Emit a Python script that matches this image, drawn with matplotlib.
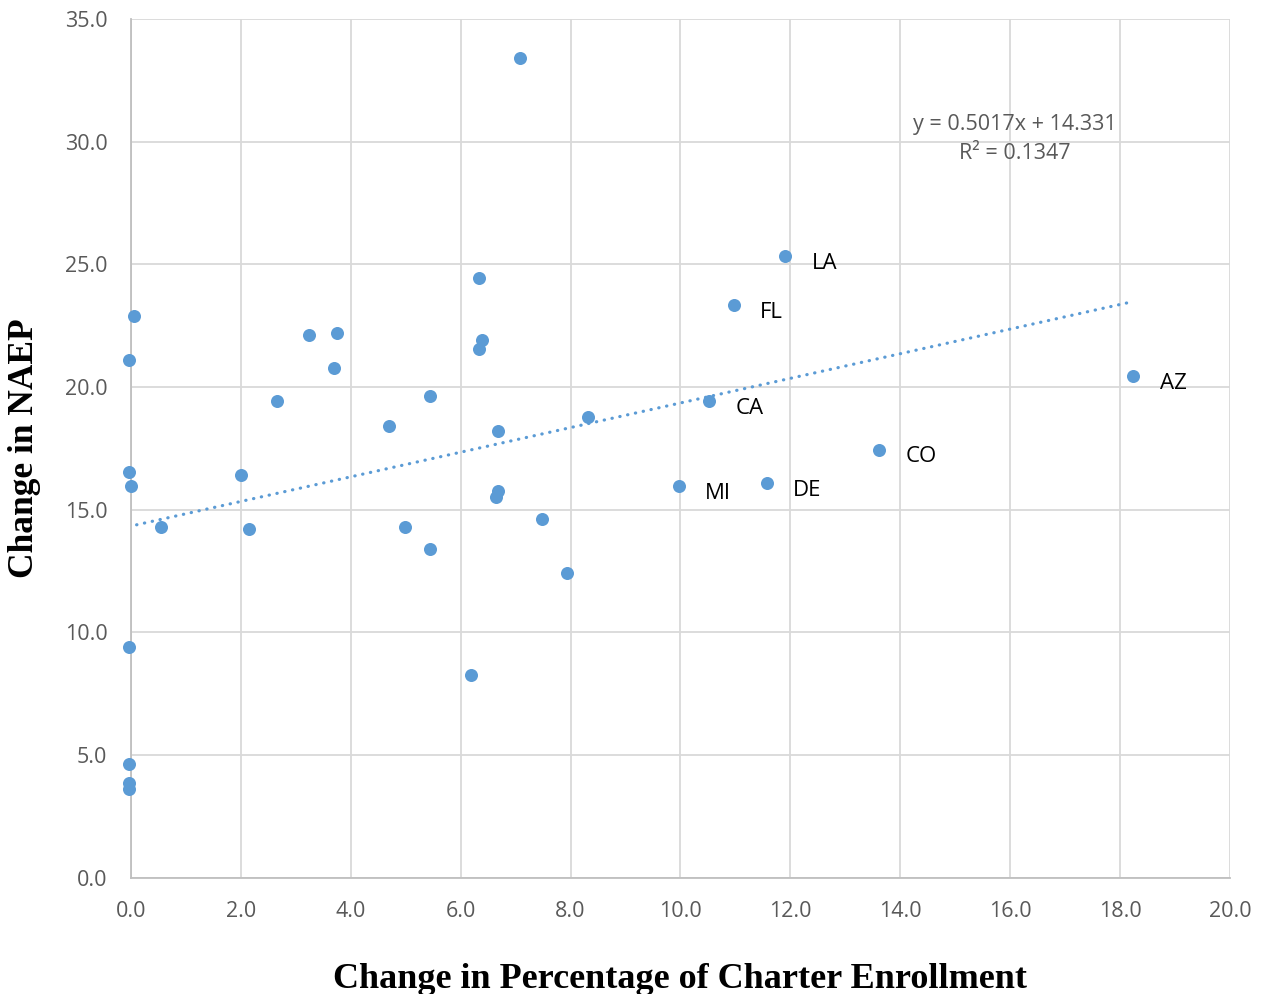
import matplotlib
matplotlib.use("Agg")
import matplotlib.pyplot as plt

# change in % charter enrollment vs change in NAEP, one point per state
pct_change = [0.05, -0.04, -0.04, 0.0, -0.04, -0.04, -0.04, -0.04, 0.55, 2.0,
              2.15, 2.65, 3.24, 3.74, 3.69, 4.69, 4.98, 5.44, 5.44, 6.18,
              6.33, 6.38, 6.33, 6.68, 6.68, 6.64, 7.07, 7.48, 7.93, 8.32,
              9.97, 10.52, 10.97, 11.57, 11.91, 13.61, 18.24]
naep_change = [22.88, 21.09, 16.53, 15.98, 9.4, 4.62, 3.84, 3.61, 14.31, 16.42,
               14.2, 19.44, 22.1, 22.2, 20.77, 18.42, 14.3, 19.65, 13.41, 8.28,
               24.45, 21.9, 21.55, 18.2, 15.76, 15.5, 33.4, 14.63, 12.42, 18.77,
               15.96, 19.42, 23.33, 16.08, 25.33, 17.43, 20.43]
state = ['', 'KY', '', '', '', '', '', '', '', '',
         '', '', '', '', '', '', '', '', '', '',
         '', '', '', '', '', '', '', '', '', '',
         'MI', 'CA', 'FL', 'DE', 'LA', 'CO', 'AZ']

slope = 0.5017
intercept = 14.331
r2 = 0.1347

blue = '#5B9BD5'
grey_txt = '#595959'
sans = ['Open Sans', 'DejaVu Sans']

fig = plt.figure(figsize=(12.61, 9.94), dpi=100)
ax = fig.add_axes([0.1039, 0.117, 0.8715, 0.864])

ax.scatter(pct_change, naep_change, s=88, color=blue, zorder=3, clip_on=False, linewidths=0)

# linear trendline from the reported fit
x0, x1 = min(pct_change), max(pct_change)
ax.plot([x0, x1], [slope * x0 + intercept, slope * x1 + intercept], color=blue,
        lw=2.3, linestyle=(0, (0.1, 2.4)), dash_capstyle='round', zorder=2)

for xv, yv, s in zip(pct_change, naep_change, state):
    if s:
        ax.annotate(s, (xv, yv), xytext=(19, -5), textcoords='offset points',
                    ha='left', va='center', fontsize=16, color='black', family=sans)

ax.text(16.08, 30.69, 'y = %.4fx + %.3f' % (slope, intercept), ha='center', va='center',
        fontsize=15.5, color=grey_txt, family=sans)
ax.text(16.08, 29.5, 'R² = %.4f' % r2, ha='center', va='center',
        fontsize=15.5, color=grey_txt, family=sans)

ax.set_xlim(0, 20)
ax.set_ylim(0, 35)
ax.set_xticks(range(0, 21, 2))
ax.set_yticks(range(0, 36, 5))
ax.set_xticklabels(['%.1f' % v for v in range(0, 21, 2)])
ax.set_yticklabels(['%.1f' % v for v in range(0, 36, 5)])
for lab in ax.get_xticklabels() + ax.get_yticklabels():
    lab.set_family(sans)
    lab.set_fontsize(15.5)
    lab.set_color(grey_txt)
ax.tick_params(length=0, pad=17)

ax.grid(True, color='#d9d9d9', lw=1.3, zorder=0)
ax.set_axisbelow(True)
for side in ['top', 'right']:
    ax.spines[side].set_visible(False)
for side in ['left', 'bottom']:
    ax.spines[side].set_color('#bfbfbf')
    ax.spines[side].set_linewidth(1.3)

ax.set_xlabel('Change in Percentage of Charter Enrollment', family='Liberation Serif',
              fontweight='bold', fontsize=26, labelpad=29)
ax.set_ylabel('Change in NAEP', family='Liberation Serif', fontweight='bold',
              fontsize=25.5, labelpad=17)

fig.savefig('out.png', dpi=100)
+-------+
**THE EXERCISE:** From the data above, copy out every line with the string "matplotlib" in it.

**WRITTEN RESPONSE:**
Emit a Python script that matches this image, drawn with matplotlib.
import matplotlib
matplotlib.use("Agg")
import matplotlib.pyplot as plt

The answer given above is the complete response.